Every day that Noah drove a nail into the ark was another day the neighborhood watched and had a chance to ask what he was building. The Holy One had already imparted the Holy Spirit to the flood generation, the Targum records, giving them the capacity to do good. They had used it for evil instead. And still the sentence was not executed immediately. A hundred and twenty years were added, measured and announced, a mercy extended to people who had done nothing to earn it.
The Seven-Day Final Warning
When the animals began arriving and the ark was clearly complete, the Holy One gave Noah one more message to deliver. Behold, I give you a space of seven days. If they will be converted, it shall be forgiven them. But if they will not be converted, after seven days I will cause rain to come down upon the earth forty days and forty nights, and will destroy all bodies of man and of beast upon the earth.
The hundred and twenty years had already been given. The ark was built. The animals were boarding. And still God granted one more week. The door, which had been closing since the first warning, had not yet closed. It would close in seven days. But it had not closed yet.
The Seven Days of Mourning
The week between the final warning and the first drop of rain was not empty time. Methuselah, the oldest man who had ever lived, grandfather of Noah and last survivor of the generation that had known Adam's sons, died just before the flood. The entire world paused to mourn him. Heaven held the waters back for the full seven days of shiva.
The sons of men had not turned. The mourning ended. The door closed. Only then did the waters come, and they came scalding. The Targum says the flood descended hotly from the heavens. It was not neutral weather. It was judgment measured and delivered at a temperature. The hundred and twenty years and the seven days and the seven days of mourning for Methuselah had all run out. The decree that had been announced and delayed and delayed again was now executing.

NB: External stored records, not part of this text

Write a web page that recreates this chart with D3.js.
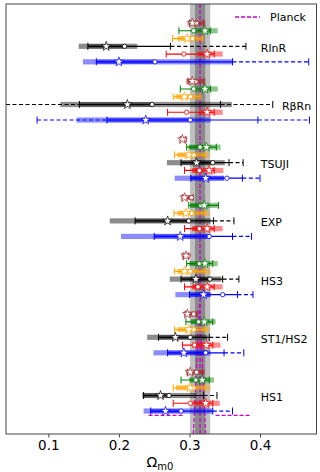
<!DOCTYPE html>
<html>
<head>
<meta charset="utf-8">
<script src="https://cdn.jsdelivr.net/npm/d3@7"></script>
<style>
  body { margin: 0; background: #fff; }
  text { font-family: "DejaVu Sans", sans-serif; }
</style>
</head>
<body>
<div id="chart"></div>
<script>
// groups top to bottom, series inside each group top to bottom
var groups = ["RlnR", "R\u03b2Rn", "TSUJI", "EXP", "HS3", "ST1/HS2", "HS1"];
var seriesNames = ["brown", "green", "orange", "black", "red", "blue"];
var xTicks = [0.1, 0.2, 0.3, 0.4];

// planck value and 1 sigma
var planckMean = 0.3150;
var planckSig = 0.0072;

// [series][group]
var starVals = [
  [0.304, 0.304, 0.290, 0.293, 0.295, 0.297, 0.301],
  [0.322, 0.322, 0.324, 0.321, 0.322, 0.321, 0.318],
  [0.297, 0.293, 0.299, 0.295, 0.293, 0.299, 0.301],
  [0.182, 0.212, 0.310, 0.269, 0.309, 0.280, 0.259],
  [0.325, 0.325, 0.328, 0.325, 0.325, 0.324, 0.323],
  [0.200, 0.238, 0.323, 0.287, 0.320, 0.292, 0.266]
];
var circVals = [
  [0.310, 0.309, 0.293, 0.303, 0.298, 0.306, 0.310],
  [0.306, 0.306, 0.315, 0.316, 0.314, 0.313, 0.309],
  [0.304, 0.301, 0.306, 0.303, 0.301, 0.306, 0.306],
  [0.208, 0.247, 0.333, 0.299, 0.329, 0.301, 0.271],
  [0.292, 0.296, 0.314, 0.314, 0.312, 0.307, 0.301],
  [0.251, 0.301, 0.353, 0.328, 0.347, 0.323, 0.288]
];
var bandLo = [
  [0.297, 0.295, 0.286, 0.288, 0.289, 0.292, 0.295],
  [0.306, 0.306, 0.299, 0.301, 0.300, 0.302, 0.300],
  [0.283, 0.280, 0.283, 0.283, 0.283, 0.283, 0.281],
  [0.143, 0.117, 0.268, 0.187, 0.272, 0.240, 0.233],
  [0.311, 0.313, 0.304, 0.304, 0.304, 0.304, 0.304],
  [0.149, 0.140, 0.279, 0.203, 0.280, 0.249, 0.235]
];
var bandHi = [
  [0.323, 0.323, 0.296, 0.306, 0.300, 0.312, 0.322],
  [0.340, 0.340, 0.344, 0.340, 0.340, 0.337, 0.335],
  [0.320, 0.317, 0.328, 0.328, 0.330, 0.328, 0.330],
  [0.226, 0.360, 0.350, 0.330, 0.345, 0.325, 0.310],
  [0.347, 0.347, 0.348, 0.347, 0.347, 0.344, 0.343],
  [0.361, 0.330, 0.349, 0.330, 0.330, 0.330, 0.333]
];
var capLo = [
  [0.300, 0.298, 0.287, 0.290, 0.291, 0.294, 0.297],
  [0.285, 0.287, 0.296, 0.299, 0.296, 0.295, 0.288],
  [0.276, 0.277, 0.279, 0.278, 0.279, 0.279, 0.277],
  [0.156, 0.144, 0.288, 0.223, 0.288, 0.256, 0.235],
  [0.267, 0.269, 0.293, 0.293, 0.293, 0.290, 0.277],
  [0.168, 0.183, 0.302, 0.250, 0.300, 0.269, 0.245]
];
var solidHi = [
  [0.320, 0.320, 0.295, 0.305, 0.299, 0.311, 0.318],
  [0.330, 0.330, 0.338, 0.341, 0.333, 0.333, 0.328],
  [0.318, 0.315, 0.322, 0.322, 0.322, 0.322, 0.322],
  [0.273, 0.344, 0.356, 0.334, 0.347, 0.328, 0.320],
  [0.335, 0.335, 0.335, 0.335, 0.335, 0.333, 0.333],
  [0.361, 0.397, 0.375, 0.361, 0.368, 0.349, 0.333]
];
// dashed extensions, only black and blue
var dashHi = [
  [null, null, null, null, null, null, null],
  [null, null, null, null, null, null, null],
  [null, null, null, null, null, null, null],
  [0.380, 0.418, 0.376, 0.363, 0.370, 0.354, 0.339],
  [null, null, null, null, null, null, null],
  [0.469, 0.470, 0.400, 0.388, 0.390, 0.377, 0.361]
];
var dashLo = [
  [null, null, null, null, null, null, null],
  [null, null, null, null, null, null, null],
  [null, null, null, null, null, null, null],
  [null, 0.040, null, null, null, null, null],
  [null, null, null, null, null, null, null],
  [null, 0.084, null, null, null, null, null]
];

// extra magenta dashed marks in the HS1 block
var magSegLo = [0.242, 0.337];
var magSegHi = [0.292, 0.387];
var magSpikeX = [0.3055, 0.3143, 0.3230];
var magSpikeRow = [52.96, 36.1, 52.96];

var colors = {brown: "#a52a2a", green: "#008000", orange: "#ffa500",
  black: "#000000", red: "#ff0000", blue: "#0000ff"};
var magenta = "#cc00cc";

var width = 320, height = 472;
var plotLeft = 6, plotRight = 316.5, plotTop = 4, plotBottom = 434;

var svg = d3.select("#chart").append("svg")
  .attr("width", width)
  .attr("height", height);

var x = d3.scaleLinear().domain([0.04, 0.48]).range([plotLeft, plotRight]);
// y is in "row" units: group g, series s -> g*7.5 + s
var y = d3.scaleLinear().domain([-2.45, 52.96]).range([plotTop, plotBottom]);

svg.append("clipPath").attr("id", "clip")
  .append("rect")
  .attr("x", plotLeft).attr("y", plotTop)
  .attr("width", plotRight - plotLeft).attr("height", plotBottom - plotTop);

var plot = svg.append("g").attr("clip-path", "url(#clip)");

// planck bands
plot.append("rect")
  .attr("x", x(planckMean - 2 * planckSig))
  .attr("width", x(planckMean + 2 * planckSig) - x(planckMean - 2 * planckSig))
  .attr("y", plotTop).attr("height", plotBottom - plotTop)
  .attr("fill", "#bfbfbf");
plot.append("rect")
  .attr("x", x(planckMean - planckSig))
  .attr("width", x(planckMean + planckSig) - x(planckMean - planckSig))
  .attr("y", plotTop).attr("height", plotBottom - plotTop)
  .attr("fill", "#8a8a8a");
plot.append("line")
  .attr("x1", x(planckMean)).attr("x2", x(planckMean))
  .attr("y1", plotTop).attr("y2", plotBottom)
  .attr("stroke", magenta).attr("stroke-width", 1.3)
  .attr("stroke-dasharray", "4,2");

var spike = d3.line()
  .x(function(d) { return x(d[0]); })
  .y(function(d) { return y(d[1]); });
plot.append("path")
  .attr("d", spike(magSpikeX.map(function(v, i) { return [v, magSpikeRow[i]]; })))
  .attr("fill", "none")
  .attr("stroke", magenta).attr("stroke-width", 1.2)
  .attr("stroke-dasharray", "4,2");

// build rows
var rows = [];
seriesNames.forEach(function(name, s) {
  groups.forEach(function(gname, g) {
    rows.push({
      color: colors[name],
      row: g * 7.5 + s,
      star: starVals[s][g], circ: circVals[s][g],
      bLo: bandLo[s][g], bHi: bandHi[s][g],
      cLo: capLo[s][g], sHi: solidHi[s][g],
      dLo: dashLo[s][g], dHi: dashHi[s][g]
    });
  });
});

var rowG = plot.selectAll("g.row").data(rows).enter().append("g")
  .attr("class", "row")
  .attr("transform", function(d) { return "translate(0," + y(d.row) + ")"; });

// wide translucent band
rowG.append("rect")
  .attr("x", function(d) { return x(d.bLo); })
  .attr("width", function(d) { return x(d.bHi) - x(d.bLo); })
  .attr("y", -2.6).attr("height", 5.2)
  .attr("fill", function(d) { return d.color; })
  .attr("opacity", 0.45);

// darker inner part between cap and circle
rowG.filter(function(d) { return Math.min(d.bHi, d.circ) > Math.max(d.bLo, d.cLo); })
  .append("rect")
  .attr("x", function(d) { return x(Math.max(d.bLo, d.cLo)); })
  .attr("width", function(d) { return x(Math.min(d.bHi, d.circ)) - x(Math.max(d.bLo, d.cLo)); })
  .attr("y", -2.2).attr("height", 4.4)
  .attr("fill", function(d) { return d.color; })
  .attr("opacity", 0.45);

// solid error line
rowG.append("line")
  .attr("x1", function(d) { return x(d.cLo); })
  .attr("x2", function(d) { return x(d.sHi); })
  .attr("stroke", function(d) { return d.color; })
  .attr("stroke-width", 1.2);

// caps
rowG.selectAll("line.cap")
  .data(function(d) {
    var c = [d.cLo, d.sHi];
    if (d.dHi != null) c.push(d.dHi);
    if (d.dLo != null && d.dLo > 0.045) c.push(d.dLo);
    return c.map(function(v) { return {v: v, color: d.color}; });
  })
  .enter().append("line")
  .attr("class", "cap")
  .attr("x1", function(c) { return x(c.v); })
  .attr("x2", function(c) { return x(c.v); })
  .attr("y1", -3.5).attr("y2", 3.5)
  .attr("stroke", function(c) { return c.color; })
  .attr("stroke-width", 1);

// dashed extensions
rowG.filter(function(d) { return d.dHi != null; })
  .append("line")
  .attr("x1", function(d) { return x(d.sHi); })
  .attr("x2", function(d) { return x(d.dHi); })
  .attr("stroke", function(d) { return d.color; })
  .attr("stroke-width", 1.2)
  .attr("stroke-dasharray", "4,2.5");
rowG.filter(function(d) { return d.dLo != null; })
  .append("line")
  .attr("x1", function(d) { return x(d.dLo); })
  .attr("x2", function(d) { return x(d.cLo); })
  .attr("stroke", function(d) { return d.color; })
  .attr("stroke-width", 1.2)
  .attr("stroke-dasharray", "4,2.5");

// markers
rowG.append("circle")
  .attr("cx", function(d) { return x(d.circ); })
  .attr("r", 2.2)
  .attr("fill", "#fff")
  .attr("stroke", function(d) { return d.color; })
  .attr("stroke-width", 0.8);
rowG.append("path")
  .attr("d", d3.symbol().type(d3.symbolStar).size(28))
  .attr("transform", function(d) { return "translate(" + x(d.star) + ",0)"; })
  .attr("fill", "#fff")
  .attr("stroke", function(d) { return d.color; })
  .attr("stroke-width", 0.7);

// magenta segments just below the HS1 blue row
var hsRow = 6 * 7.5 + 5.55;
magSegLo.forEach(function(lo, i) {
  plot.append("line")
    .attr("x1", x(lo)).attr("x2", x(magSegHi[i]))
    .attr("y1", y(hsRow)).attr("y2", y(hsRow))
    .attr("stroke", magenta).attr("stroke-width", 1.3)
    .attr("stroke-dasharray", "4,2");
});

// group labels, placed to the right of the black row dashes
svg.selectAll("text.glabel").data(groups).enter().append("text")
  .attr("class", "glabel")
  .attr("x", function(d, g) { return x(Math.max(0.401, dashHi[3][g] + 0.013)); })
  .attr("y", function(d, g) { return y(g * 7.5 + 3) + 5.5; })
  .attr("font-size", "11px")
  .text(function(d) { return d; });

// legend
svg.append("line")
  .attr("x1", 235).attr("x2", 260).attr("y1", 17).attr("y2", 17)
  .attr("stroke", magenta).attr("stroke-width", 1.3)
  .attr("stroke-dasharray", "4,2");
svg.append("text")
  .attr("x", 270).attr("y", 21)
  .attr("font-size", "11px")
  .text("Planck");

// frame
svg.append("rect")
  .attr("x", plotLeft).attr("y", plotTop)
  .attr("width", plotRight - plotLeft).attr("height", plotBottom - plotTop)
  .attr("fill", "none")
  .attr("stroke", "#444").attr("stroke-width", 1);

// x axis
var xAxis = svg.append("g")
  .attr("transform", "translate(0," + plotBottom + ")")
  .call(d3.axisBottom(x).tickValues(xTicks).tickSize(3.5).tickFormat(d3.format(".1f")));
xAxis.select(".domain").remove();
xAxis.selectAll("text")
  .attr("font-size", "13.5px")
  .attr("font-family", "DejaVu Sans, sans-serif")
  .attr("fill", "#000");
xAxis.selectAll("line").attr("stroke", "#444");

var xl = svg.append("text")
  .attr("x", 160).attr("y", 467)
  .attr("text-anchor", "middle")
  .attr("font-size", "14px");
xl.append("tspan").text("\u03a9");
xl.append("tspan").attr("font-size", "10px").attr("dy", "3").text("m0");
</script>
</body>
</html>
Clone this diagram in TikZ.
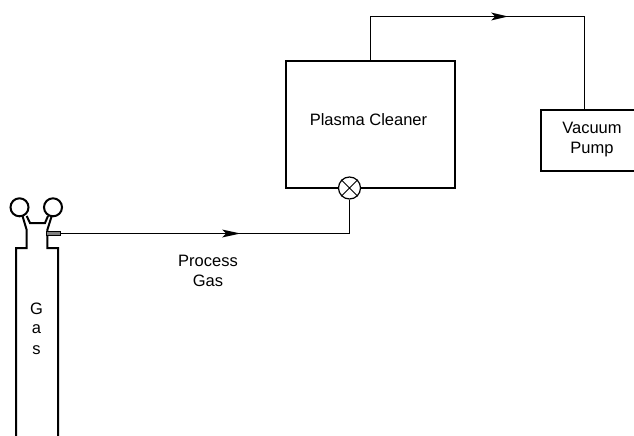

What the Countdown Was For
The Targum's layered countdown has a single argument underneath it: the flood generation was not destroyed without warning, without grace, without multiple opportunities to choose differently. The Holy One's justice was not impulsive. Every phase of the countdown was an opening. The hundred and twenty years were an opening. The final week was an opening. Even the mourning period for Methuselah, which had nothing to do with the sinners' repentance and everything to do with honoring a righteous man's life, was an opening that heaven created by holding the waters back.
They did not turn. The flood came. But the Targum's record of the countdown leaves no room to call the flood arbitrary divine violence. It was the end of a long patience, precisely documented.